Wayne Rooney could be forgiven for thinking that nothing has gone right for him since he ended his long and frustrating wait to lay his hands on the FA Cup last season.
When the Manchester United captain lifted the famous trophy at Wembley following the 2-1 victory over Crystal Palace last May, he completed his set of domestic honours and claimed the one major honour — the Europa League having been an irrelevance for the majority of his United career — that had repeatedly eluded him since arriving at Old Trafford in August 2004.
A month before leading England at Euro 2016, it could have been the launch pad for a glorious summer in France, with the sense of fulfilment at club level enabling Rooney to push for the international success that has been a stranger to every English footballer for more than a half century.
But the European Championship last summer was a nightmare for Rooney and England, culminating in the humiliating round-of-16 exit against Iceland, and it seems that the whole experience has inflicted lasting damage on a player who begins 2017 approaching a crossroads in his career.
Since returning from France, Rooney has found himself searching not only for form, but an answer to where he will play out the rest of his playing days.
Jose Mourinho has derided Roy Hodgson’s decision to deploy Rooney as a deep-lying midfielder — “He will be a No. 9, a No. 10, a No. 9.5, but never a No. 6 or a No. 8,” the Portuguese insisted on his unveiling as United manager last summer — but Rooney himself has made it clear that he no longer sees himself as a centre-forward.
The last six months have simply brought confusion and doubt for Rooney, but as 2017 begins, it is now crucial for the 31-year-old to emerge from the fog of uncertainty because his United careAdder depends on it.

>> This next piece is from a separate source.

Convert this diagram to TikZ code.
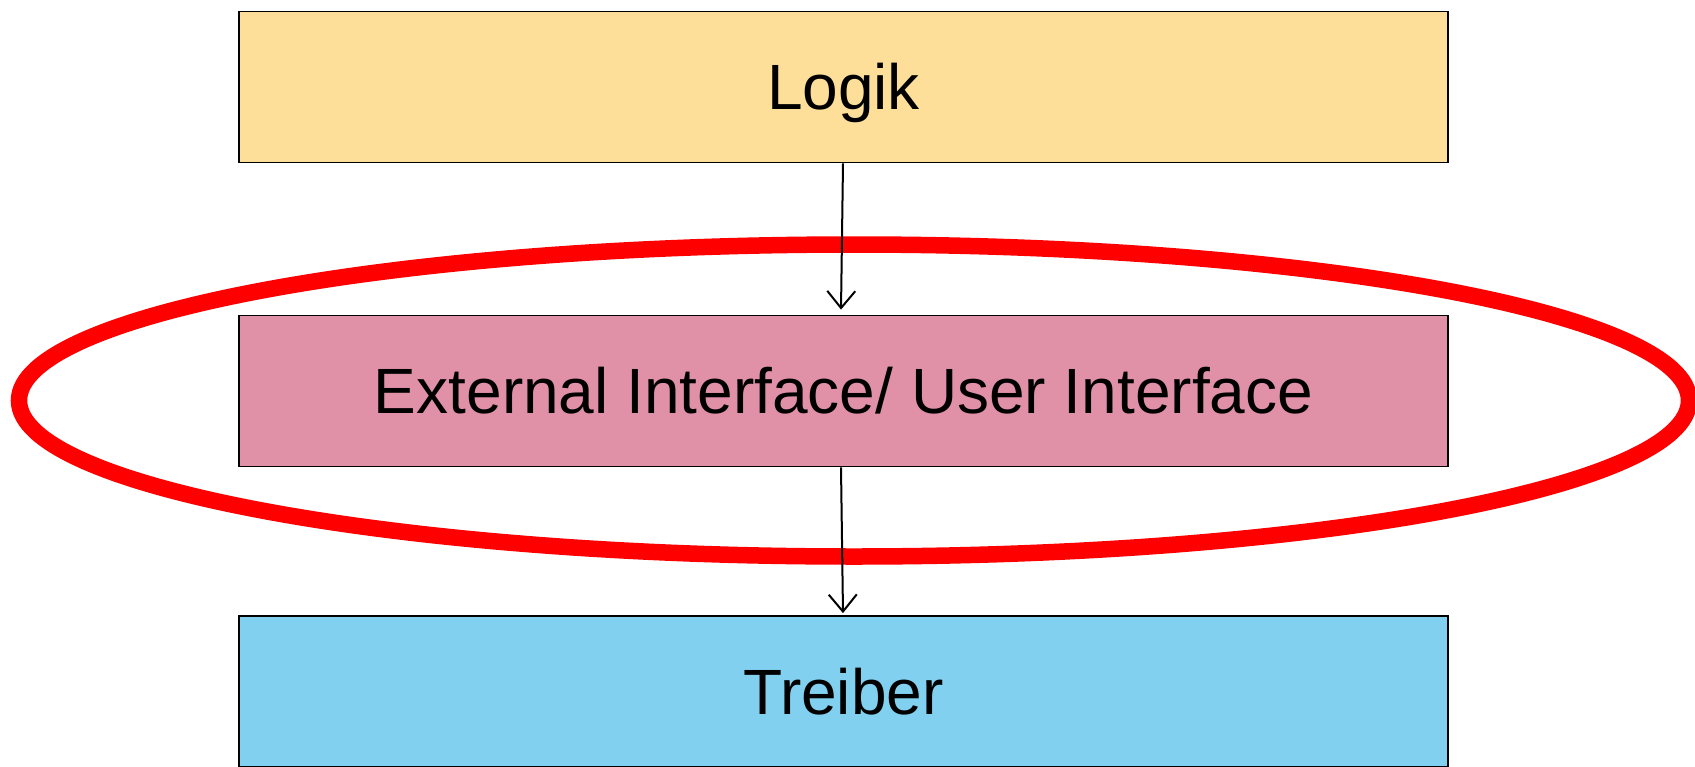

Having been sidelined for the past fortnight with a thigh injury, Rooney is rated at 50-50 to be fit to face Reading when United begin their defence of the FA Cup at Old Trafford on Saturday.
But once he returns to action, he simply has to draw the line under a miserable period of his career, accept that his goal-scoring instinct continues to be his greatest asset and get on with proving to Mourinho and United that he deserves not only to remain at the club but to reclaim his once unquestioned place on the team.

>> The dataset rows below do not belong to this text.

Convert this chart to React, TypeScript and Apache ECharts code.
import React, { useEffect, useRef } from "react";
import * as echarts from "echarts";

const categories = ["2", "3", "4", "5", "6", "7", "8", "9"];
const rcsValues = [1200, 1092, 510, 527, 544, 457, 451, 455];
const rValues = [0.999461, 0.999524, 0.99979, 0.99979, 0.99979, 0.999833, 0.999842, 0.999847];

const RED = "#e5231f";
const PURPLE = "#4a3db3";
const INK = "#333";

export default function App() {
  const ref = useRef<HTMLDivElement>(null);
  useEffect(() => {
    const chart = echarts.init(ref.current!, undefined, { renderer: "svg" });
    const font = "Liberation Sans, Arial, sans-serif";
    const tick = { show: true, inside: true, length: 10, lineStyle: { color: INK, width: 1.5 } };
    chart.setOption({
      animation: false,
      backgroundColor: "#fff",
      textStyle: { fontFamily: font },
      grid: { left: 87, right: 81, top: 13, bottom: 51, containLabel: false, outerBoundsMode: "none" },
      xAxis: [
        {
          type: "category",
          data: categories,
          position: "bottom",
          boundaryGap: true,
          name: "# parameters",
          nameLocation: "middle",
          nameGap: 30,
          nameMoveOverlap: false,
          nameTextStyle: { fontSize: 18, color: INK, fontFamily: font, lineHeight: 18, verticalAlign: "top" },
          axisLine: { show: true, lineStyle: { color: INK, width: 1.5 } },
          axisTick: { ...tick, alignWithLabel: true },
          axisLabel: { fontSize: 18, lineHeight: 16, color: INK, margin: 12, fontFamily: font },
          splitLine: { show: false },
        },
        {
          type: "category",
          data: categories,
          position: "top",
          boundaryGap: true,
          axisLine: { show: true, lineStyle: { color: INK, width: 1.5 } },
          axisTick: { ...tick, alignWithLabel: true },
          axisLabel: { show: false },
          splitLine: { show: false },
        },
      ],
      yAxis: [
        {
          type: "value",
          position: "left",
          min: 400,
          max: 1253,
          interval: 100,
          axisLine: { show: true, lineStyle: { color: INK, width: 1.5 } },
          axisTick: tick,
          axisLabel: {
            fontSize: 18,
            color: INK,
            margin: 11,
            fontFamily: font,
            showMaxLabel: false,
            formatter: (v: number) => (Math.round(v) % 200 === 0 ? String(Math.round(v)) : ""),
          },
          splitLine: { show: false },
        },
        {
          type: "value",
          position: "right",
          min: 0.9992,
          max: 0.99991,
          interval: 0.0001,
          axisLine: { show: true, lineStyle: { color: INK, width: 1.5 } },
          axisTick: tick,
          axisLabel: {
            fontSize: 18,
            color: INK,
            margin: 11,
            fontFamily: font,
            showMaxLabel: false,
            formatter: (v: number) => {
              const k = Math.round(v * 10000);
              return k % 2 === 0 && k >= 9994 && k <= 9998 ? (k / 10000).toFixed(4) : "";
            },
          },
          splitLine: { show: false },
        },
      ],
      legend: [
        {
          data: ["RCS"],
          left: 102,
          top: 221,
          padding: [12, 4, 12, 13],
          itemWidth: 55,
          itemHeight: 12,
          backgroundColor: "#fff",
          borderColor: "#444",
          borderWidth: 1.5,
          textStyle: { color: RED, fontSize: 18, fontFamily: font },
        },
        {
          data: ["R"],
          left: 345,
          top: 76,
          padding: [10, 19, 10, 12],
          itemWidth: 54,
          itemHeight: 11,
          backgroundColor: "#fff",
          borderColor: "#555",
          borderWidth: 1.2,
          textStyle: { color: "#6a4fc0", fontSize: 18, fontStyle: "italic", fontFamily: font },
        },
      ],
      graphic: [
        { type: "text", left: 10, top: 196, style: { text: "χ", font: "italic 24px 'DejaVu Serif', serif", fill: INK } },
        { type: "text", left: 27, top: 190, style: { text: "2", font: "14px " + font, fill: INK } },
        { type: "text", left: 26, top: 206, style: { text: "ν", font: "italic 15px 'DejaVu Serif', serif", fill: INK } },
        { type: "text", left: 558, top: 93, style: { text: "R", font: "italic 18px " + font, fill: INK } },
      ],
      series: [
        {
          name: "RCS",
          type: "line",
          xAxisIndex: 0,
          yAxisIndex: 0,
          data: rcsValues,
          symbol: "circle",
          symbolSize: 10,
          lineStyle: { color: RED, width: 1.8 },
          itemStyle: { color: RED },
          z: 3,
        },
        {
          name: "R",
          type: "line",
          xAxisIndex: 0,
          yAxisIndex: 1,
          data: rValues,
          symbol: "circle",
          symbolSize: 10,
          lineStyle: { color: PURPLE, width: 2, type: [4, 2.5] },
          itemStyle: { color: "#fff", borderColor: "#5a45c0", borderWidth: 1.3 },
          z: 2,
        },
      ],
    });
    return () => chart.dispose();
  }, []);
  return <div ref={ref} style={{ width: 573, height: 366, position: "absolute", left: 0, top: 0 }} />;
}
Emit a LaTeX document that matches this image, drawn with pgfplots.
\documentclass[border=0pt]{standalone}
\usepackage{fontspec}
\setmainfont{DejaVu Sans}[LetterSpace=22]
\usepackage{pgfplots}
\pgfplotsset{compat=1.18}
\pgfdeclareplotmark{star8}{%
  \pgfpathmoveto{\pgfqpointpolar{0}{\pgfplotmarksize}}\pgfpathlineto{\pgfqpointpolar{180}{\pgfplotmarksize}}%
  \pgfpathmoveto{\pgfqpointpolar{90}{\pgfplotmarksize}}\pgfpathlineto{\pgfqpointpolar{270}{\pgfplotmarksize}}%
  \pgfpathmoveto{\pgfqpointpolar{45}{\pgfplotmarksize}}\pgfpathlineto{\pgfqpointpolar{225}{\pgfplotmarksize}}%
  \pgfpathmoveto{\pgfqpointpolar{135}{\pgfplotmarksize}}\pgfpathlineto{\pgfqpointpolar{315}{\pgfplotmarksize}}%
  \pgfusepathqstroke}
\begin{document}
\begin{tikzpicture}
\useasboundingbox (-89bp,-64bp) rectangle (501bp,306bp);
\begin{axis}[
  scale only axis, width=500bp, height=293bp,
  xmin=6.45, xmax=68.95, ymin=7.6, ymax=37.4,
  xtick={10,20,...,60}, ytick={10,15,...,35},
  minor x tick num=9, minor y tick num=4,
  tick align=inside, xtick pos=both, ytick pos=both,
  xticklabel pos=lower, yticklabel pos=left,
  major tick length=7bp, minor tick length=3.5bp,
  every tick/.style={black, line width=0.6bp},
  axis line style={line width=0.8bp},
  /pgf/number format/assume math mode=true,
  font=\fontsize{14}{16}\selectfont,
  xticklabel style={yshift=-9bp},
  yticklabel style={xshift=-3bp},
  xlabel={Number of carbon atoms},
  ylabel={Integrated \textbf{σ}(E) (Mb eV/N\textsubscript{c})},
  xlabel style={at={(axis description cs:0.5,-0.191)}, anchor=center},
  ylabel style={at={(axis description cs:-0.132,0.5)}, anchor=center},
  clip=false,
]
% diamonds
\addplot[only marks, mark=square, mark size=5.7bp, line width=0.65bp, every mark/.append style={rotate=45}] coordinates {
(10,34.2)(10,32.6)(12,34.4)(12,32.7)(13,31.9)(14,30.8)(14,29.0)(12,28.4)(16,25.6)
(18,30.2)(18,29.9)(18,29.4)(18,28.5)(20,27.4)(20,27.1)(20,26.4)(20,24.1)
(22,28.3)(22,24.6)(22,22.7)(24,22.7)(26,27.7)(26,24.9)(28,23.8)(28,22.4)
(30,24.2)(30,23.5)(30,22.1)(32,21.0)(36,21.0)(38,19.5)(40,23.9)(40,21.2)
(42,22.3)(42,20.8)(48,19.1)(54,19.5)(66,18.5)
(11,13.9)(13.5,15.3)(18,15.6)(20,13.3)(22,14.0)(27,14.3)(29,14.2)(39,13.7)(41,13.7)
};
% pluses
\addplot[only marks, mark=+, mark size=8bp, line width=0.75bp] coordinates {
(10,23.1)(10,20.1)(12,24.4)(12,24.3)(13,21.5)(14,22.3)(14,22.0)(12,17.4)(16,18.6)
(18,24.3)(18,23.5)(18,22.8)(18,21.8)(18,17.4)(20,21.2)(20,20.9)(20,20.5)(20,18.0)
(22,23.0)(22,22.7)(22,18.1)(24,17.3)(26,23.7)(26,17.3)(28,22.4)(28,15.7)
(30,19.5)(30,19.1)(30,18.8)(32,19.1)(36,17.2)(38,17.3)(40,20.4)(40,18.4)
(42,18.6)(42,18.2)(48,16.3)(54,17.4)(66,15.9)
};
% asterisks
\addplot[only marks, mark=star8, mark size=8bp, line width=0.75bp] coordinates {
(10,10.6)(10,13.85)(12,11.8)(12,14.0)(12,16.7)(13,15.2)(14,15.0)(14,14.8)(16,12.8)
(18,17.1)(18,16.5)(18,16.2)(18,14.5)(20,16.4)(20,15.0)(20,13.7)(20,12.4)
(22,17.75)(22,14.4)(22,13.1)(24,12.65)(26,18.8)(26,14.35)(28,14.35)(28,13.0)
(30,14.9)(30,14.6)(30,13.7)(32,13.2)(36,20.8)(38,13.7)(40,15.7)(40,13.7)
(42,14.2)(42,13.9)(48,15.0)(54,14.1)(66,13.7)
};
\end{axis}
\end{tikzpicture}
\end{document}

Since returning from Euro 2016, Rooney has scored just three goals in 22 appearances for United, with only one of those coming in the Premier League, back on the opening day of the season in August.
He has also voiced his desire to be given the chance to make the transition to a new position to enable him to extend his career in a similar fashion to how former United teammates Ryan Giggs and Paul Scholes played on beyond their mid-30s by performing in deeper roles.

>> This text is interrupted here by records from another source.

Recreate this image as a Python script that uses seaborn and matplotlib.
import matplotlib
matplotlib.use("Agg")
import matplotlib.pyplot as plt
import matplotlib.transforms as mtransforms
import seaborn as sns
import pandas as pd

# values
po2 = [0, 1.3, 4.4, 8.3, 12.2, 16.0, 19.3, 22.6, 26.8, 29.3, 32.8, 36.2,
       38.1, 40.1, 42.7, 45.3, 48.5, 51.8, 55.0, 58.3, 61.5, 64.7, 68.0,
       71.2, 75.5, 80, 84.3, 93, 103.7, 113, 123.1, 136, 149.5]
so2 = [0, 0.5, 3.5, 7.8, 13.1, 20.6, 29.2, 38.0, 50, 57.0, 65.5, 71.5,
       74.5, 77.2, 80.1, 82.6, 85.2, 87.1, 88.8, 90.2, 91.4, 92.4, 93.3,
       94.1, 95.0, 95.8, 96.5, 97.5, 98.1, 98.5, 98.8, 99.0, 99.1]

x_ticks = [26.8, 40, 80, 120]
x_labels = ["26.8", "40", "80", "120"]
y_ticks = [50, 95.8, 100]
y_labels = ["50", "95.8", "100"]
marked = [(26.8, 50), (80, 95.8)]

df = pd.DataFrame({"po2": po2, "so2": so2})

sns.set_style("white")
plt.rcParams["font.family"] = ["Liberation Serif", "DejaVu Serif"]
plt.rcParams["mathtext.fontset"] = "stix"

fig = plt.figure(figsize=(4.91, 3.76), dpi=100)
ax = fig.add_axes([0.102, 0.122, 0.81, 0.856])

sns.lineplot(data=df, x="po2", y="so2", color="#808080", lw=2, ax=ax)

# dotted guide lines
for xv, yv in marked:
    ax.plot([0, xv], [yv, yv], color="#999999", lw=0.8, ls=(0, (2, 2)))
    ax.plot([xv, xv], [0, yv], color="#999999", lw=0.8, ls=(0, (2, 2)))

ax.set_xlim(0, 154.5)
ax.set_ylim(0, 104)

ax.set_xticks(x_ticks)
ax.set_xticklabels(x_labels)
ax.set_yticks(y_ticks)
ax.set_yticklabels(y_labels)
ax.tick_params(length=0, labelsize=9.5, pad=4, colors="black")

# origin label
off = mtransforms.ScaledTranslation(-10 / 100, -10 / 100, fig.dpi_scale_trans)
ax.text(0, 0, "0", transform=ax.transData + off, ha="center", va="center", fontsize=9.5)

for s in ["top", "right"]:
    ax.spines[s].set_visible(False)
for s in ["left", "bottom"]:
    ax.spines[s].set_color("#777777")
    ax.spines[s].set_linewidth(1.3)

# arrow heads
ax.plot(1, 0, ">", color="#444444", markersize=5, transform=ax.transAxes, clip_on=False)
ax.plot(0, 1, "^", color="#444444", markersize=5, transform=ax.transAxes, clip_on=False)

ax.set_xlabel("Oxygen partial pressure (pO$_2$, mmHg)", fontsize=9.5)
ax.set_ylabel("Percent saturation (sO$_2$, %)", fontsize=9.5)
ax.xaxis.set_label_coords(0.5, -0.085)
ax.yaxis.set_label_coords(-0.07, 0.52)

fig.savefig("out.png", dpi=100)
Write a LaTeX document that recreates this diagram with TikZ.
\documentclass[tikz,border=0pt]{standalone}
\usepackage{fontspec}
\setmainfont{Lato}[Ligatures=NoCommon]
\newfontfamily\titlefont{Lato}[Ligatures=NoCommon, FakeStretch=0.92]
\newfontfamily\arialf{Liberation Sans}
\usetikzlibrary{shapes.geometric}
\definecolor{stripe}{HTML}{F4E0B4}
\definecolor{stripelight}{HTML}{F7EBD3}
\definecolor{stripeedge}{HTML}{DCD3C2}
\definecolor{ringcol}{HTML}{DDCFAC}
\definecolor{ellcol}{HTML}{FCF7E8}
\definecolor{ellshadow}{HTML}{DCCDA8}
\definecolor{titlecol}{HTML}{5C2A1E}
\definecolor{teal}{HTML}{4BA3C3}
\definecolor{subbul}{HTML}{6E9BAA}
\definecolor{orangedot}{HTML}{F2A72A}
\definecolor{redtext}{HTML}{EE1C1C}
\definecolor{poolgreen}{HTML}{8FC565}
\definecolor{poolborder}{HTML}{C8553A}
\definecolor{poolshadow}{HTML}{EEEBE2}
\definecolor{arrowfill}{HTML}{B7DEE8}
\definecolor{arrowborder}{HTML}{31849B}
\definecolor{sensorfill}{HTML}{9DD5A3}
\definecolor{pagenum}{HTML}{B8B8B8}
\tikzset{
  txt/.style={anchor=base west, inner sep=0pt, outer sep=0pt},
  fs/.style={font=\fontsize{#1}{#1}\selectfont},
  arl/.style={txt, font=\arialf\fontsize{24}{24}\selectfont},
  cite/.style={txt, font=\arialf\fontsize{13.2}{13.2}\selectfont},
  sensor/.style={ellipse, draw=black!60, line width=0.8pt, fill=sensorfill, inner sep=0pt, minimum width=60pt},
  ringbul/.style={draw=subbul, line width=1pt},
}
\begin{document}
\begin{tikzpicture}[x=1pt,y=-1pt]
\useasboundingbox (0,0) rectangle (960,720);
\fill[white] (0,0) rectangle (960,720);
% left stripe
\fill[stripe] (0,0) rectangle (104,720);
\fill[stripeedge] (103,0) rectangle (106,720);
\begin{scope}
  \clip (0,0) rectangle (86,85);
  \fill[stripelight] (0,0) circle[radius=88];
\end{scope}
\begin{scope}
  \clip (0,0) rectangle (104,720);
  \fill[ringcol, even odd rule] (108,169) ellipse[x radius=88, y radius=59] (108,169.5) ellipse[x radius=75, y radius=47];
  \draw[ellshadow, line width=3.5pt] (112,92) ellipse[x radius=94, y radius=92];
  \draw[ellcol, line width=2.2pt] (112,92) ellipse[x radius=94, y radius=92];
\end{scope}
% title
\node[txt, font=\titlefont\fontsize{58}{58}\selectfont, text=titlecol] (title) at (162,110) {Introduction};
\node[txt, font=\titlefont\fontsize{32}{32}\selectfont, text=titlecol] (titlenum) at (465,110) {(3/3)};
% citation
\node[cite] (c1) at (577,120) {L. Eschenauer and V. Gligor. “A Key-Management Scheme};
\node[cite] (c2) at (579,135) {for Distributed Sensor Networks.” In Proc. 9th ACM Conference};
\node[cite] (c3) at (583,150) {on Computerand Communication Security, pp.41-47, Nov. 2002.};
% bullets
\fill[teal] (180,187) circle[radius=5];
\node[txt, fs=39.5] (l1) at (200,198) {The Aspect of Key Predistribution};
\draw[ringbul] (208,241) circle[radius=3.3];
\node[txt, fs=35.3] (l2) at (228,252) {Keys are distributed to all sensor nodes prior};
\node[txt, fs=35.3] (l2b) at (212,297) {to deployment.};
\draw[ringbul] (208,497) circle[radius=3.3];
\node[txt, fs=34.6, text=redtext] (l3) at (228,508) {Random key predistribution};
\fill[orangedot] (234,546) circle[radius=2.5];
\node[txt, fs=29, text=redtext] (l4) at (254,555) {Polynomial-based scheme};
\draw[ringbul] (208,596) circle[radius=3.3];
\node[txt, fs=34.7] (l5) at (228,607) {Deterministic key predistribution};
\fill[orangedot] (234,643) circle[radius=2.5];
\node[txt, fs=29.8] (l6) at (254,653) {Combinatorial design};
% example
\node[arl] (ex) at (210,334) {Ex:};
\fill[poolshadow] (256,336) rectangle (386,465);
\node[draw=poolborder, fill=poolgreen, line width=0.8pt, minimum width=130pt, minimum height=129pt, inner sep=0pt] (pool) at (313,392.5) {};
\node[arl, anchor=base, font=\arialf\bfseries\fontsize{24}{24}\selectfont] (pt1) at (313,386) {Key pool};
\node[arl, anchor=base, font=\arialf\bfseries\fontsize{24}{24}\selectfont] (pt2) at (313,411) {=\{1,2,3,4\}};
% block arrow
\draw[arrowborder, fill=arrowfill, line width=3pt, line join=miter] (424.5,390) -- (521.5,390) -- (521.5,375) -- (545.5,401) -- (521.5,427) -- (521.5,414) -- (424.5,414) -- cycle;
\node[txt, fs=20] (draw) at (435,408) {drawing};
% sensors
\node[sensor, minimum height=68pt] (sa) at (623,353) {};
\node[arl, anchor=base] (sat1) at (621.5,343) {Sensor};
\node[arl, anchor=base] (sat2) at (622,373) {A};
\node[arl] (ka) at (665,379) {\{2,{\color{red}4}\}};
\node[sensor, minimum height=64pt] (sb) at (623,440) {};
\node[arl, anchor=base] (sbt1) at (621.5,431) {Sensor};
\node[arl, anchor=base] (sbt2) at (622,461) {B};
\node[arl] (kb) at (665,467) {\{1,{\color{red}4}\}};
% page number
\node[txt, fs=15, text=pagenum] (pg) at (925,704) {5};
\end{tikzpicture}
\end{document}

But at United, it is difficult to see how Rooney can achieve that and where Mourinho could deploy him to allow the transition to take place.
Juan Mata and Henrikh Mkhitaryan are better options at No. 10, with Rooney not possessing the qualities of Michael Carrick or Ander Herrera to be able to displace either of those from the deeper-lying positions.
Even out wide, Mourinho has more reliable options, with the youthful energy and pace of Marcus Rashford and Anthony Martial, or Jesse Lingard’s tenacity and forward bursts, proving more appealing than Rooney’s more measured, and less dynamic, approach.
United and Mourinho clearly need somebody to share the goal-scoring burden with Zlatan Ibrahimovic, however, considering that the Swede is 35 years old and confounding expectations by playing and scoring regularly since arriving on a free transfer from Paris Saint-Germain last summer.
If Rooney could regain his form and fitness and score just six to eight league goals between now and the end of the season, it could prove the difference between success and failure in United’s pursuit of Champions League qualification, or even provide the impetus for a tilt at the title.
His recent output suggests that will be a tall order, with Rooney scoring just 11 club goals in 2016. But much of last year was spent playing out of position or injured.
The next six months are huge for Rooney, however.
His United contract expires in June 2018, so he will expect some clear indication of the club’s intentions this summer.
Any failure to offer Rooney a new deal before the start of next season would be akin to United and Mourinho telling him that he is on trial, and a player of his standing and service to the club is unlikely to accept that situation.
But the reality is that Rooney’s recent contribution makes it inevitable that United will have their reservations over offering a new deal.
He will be approaching 33 when his current contract runs out, so Rooney must supply strong evidence that he will continue to be effective beyond that in order for United to keep him on the payroll.
Rooney will say that his pursuit of a new role and efforts to make that transition are being done with the intention of enabling him to offer something tangible to United for seasons to come.
But United and Mourinho still need the Rooney of old, the goal scorer who stands just one goal short of equalling Sir Bobby Charlton’s all-time club record.
If he cannot show that the player of old is still inside him between now and the end of the season, then it is difficult to envisage Rooney in a United shirt next term.
There will be lucrative offers on the table from China and the chance to emulate the likes of David Beckham, Steven Gerrard and Thierry Henry in Major League Soccer, but Rooney still has the ability to decide his own future at United.
And the best place to start would be with a goal and a match-winning performance against Reading on Saturday.